Plus: Germany announces a second €1bn bailout for culture | Dutch government agrees to return all stolen objects to former colonies | and French museums press for reopening

5 February 2021

The US Supreme Court has voted unanimously against the bid of the heirs of Jewish art dealers to sue the German government over the Guelph Treasure in the United States. In the opinion written by Chief Justice Roberts, the court found that the Foreign Sovereign Immunities Act (FSAI), which prevents other countries from being sued in the United States, still applied to this case. The plaintiffs had claimed that this is an exception in the case of genocide, but the court ruled that there is no exception for property claims made by a country’s own citizens. The case now returns to a lower court, where the question of whether the dealers were indeed citizens or not in 1935, when the items were sold to the state of Prussia, can be considered more fully. A German commission found in 2014 that the sale of the collection of medieval religious art was voluntary; the heirs of the dealers claim that the sale was made under duress.

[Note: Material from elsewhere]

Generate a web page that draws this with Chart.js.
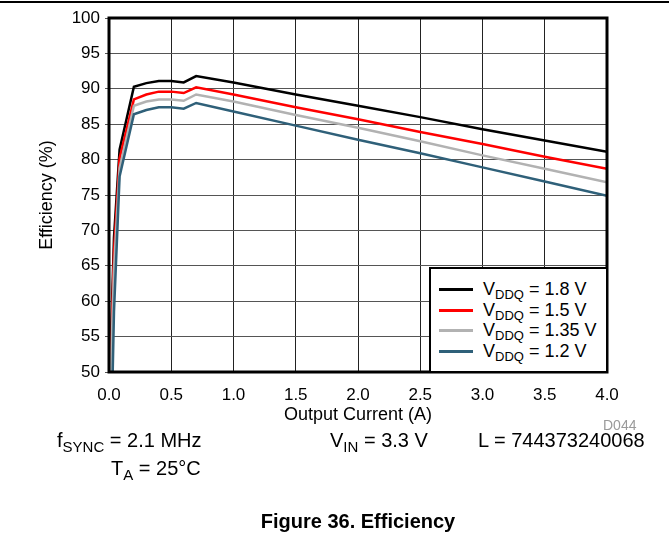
<!DOCTYPE html>
<html>
<head>
<meta charset="utf-8">
<script src="https://cdn.jsdelivr.net/npm/chart.js@4.4.1/dist/chart.umd.min.js"></script>
<style>
	body { margin: 0; background: #fff; font-family: "Liberation Sans", Arial, sans-serif; }
	#wrap { position: relative; width: 669px; height: 533px; overflow: hidden; }
	#top-rule { position: absolute; left: 0; top: 1px; width: 669px; height: 2px; background: #000; }
	.note { position: absolute; font-size: 20px; line-height: 24px; color: #000; white-space: nowrap; }
	.note sub { font-size: 15px; vertical-align: -5px; line-height: 0; }
	#legend { position: absolute; left: 429px; top: 267px; border: 2px solid #000; background: #fff; padding-top: 10px; box-sizing: border-box; width: 179px; height: 106px; }
	.leg-row { height: 20.7px; display: flex; align-items: center; font-size: 18px; white-space: nowrap; }
	.leg-row .swatch { width: 34px; height: 3px; margin-left: 8px; margin-right: 10px; }
	.leg-row sub { font-size: 13px; vertical-align: -4px; line-height: 0; }
	#dcode { position: absolute; left: 603px; top: 417px; font-size: 14px; color: #9a9a9a; }
	#caption { position: absolute; left: 0; width: 716px; top: 509px; line-height: 24px; text-align: center; font-size: 20px; font-weight: bold; }
</style>
</head>
<body>
<div id="wrap">
	<canvas id="eff-chart" width="669" height="533"></canvas>
	<div id="top-rule"></div>
	<div id="legend"></div>
	<div id="dcode">D044</div>
	<div class="note" style="left:57px; top:428px;">f<sub>SYNC</sub> = 2.1 MHz</div>
	<div class="note" style="left:111px; top:456px;">T<sub>A</sub> = 25°C</div>
	<div class="note" style="left:330px; top:428px;">V<sub>IN</sub> = 3.3 V</div>
	<div class="note" style="left:478px; top:428px;">L = 744373240068</div>
	<div id="caption">Figure 36. Efficiency</div>
</div>
<script>
// output current (A)
const currents = [0.01, 0.02, 0.04, 0.085, 0.2, 0.3, 0.4, 0.5, 0.6, 0.7, 1.0, 1.5, 2.0, 2.5, 3.0, 3.5, 4.0];

// efficiency (%) per VDDQ
const eff_18 = [46, 57, 69, 81.4, 90.3, 90.8, 91.1, 91.1, 90.9, 91.8, 90.9, 89.2, 87.6, 86.0, 84.3, 82.7, 81.1];
const eff_15 = [44, 55, 67, 80.2, 88.5, 89.2, 89.6, 89.6, 89.4, 90.2, 89.2, 87.4, 85.7, 83.9, 82.2, 80.4, 78.7];
const eff_135 = [42, 53, 64.5, 78.8, 87.6, 88.2, 88.5, 88.5, 88.3, 89.2, 88.2, 86.3, 84.5, 82.6, 80.6, 78.7, 76.8];
const eff_12 = [36, 42, 58.5, 77.6, 86.4, 87.0, 87.4, 87.4, 87.2, 88.0, 86.8, 84.8, 82.8, 80.9, 78.9, 76.9, 74.9];

const vddq_labels = ['1.8', '1.5', '1.35', '1.2'];

document.addEventListener("DOMContentLoaded", function() {
	const series = [eff_18, eff_15, eff_135, eff_12];
	const colors = ['#000000', '#ff0000', '#b2b2b2', '#2f6079'];

	let datasets = [];
	for (let i in series) {
		datasets.push({
			label: `VDDQ = ${vddq_labels[i]} V`,
			data: currents.map((c, j) => ({ x: c, y: series[i][j] })),
			borderColor: colors[i],
			backgroundColor: colors[i],
			borderWidth: 2.5,
			pointRadius: 0,
			tension: 0
		});
	}

	// frame round the plot area
	const frame = {
		id: 'frame',
		afterDatasetsDraw(chart) {
			const a = chart.chartArea;
			const ctx = chart.ctx;
			ctx.save();
			ctx.strokeStyle = '#000';
			ctx.lineWidth = 3;
			ctx.strokeRect(a.left, a.top, a.right - a.left, a.bottom - a.top);
			ctx.restore();
		}
	};

	const ctx = document.getElementById('eff-chart').getContext('2d');
	new Chart(ctx, {
		type: 'line',
		data: { datasets: datasets.slice().reverse() },
		options: {
			responsive: false,
			animation: false,
			layout: {
				padding: { left: 0, right: 62, top: 18, bottom: 105 }
			},
			scales: {
				x: {
					type: 'linear',
					min: 0,
					max: 4,
					afterFit: (scale) => { scale.height = 56; },
					ticks: {
						stepSize: 0.5,
						padding: 13,
						color: '#000',
						font: { family: 'Liberation Sans', size: 17 },
						callback: (v) => v.toFixed(1)
					},
					grid: { color: '#222', lineWidth: 1, drawTicks: false },
					border: { display: false },
					title: {
						display: true,
						text: 'Output Current (A)',
						color: '#000',
						font: { family: 'Liberation Sans', size: 18 },
						padding: { top: 0, bottom: 2 }
					}
				},
				y: {
					min: 50,
					max: 100,
					afterFit: (scale) => { scale.width = 109; },
					ticks: {
						stepSize: 5,
						padding: 5,
						color: '#000',
						font: { family: 'Liberation Sans', size: 17 }
					},
					grid: { color: '#555', lineWidth: 1, tickLength: 4 },
					border: { display: false },
					title: {
						display: true,
						text: 'Efficiency (%)',
						color: '#000',
						font: { family: 'Liberation Sans', size: 18 },
						padding: { top: 36, bottom: 0 }
					}
				}
			},
			plugins: {
				legend: { display: false },
				tooltip: { enabled: false }
			}
		},
		plugins: [frame]
	});

	// legend as html so the subscripts stay real text
	let legend = document.getElementById('legend');
	for (let i in vddq_labels) {
		let row = document.createElement('div');
		row.className = 'leg-row';
		row.innerHTML = `<span class="swatch" style="background:${colors[i]}"></span><span>V<sub>DDQ</sub> = ${vddq_labels[i]} V</span>`;
		legend.appendChild(row);
	}
});
</script>
</body>
</html>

The German culture minister, Monika Grütters, has announced €1bn more in funding to help cultural organisations in all sectors, including museums, and artists through the pandemic. This follows the bailout of €1bn that was announced last July. Grütters also issued a statement saying: ‘Above all, the second culture billion sends a sign of hope and encouragement to the cultural scene that has been struck in its vital nerve.’

The Dutch government has agreed to return any object taken from a former colony without consent, if the country wants it back and it can be proven that it was taken involuntarily. The policy, adopted this week, follows the recommendation of a report published last October. Ingrid van Engelshoven, minister for culture, education and science in the caretaker government, said, ‘There is no place in the Dutch State Collection for cultural heritage objects that were acquired through theft. If a country wants them back, we will give them back.’ The government will now establish an independent restitution committee to assess requests and advise museums on whether or not an object was acquired without consent.

Some 100 French museum directors and other figures in the art world have signed a petition asking the culture minister to lift Covid-19 restrictions on museums being open. Signatories include Emma Lavigne, president of the Palais de Tokyo (the venue that started the petition), and Chiara Parisi, director of the Centre Pompidou-Metz. French museums and galleries have been closed since the national lockdown imposed in late October and a reopening has been pushed back more than once. The petition recognises the seriousness of the health crisis, but claims that ‘rigorous health protocols’ are now in place: ‘We wish to be able to take care of visitors now. Art, like health, helps to heal the human soul.’ The petition follows a similar appeal from Swiss museums last week.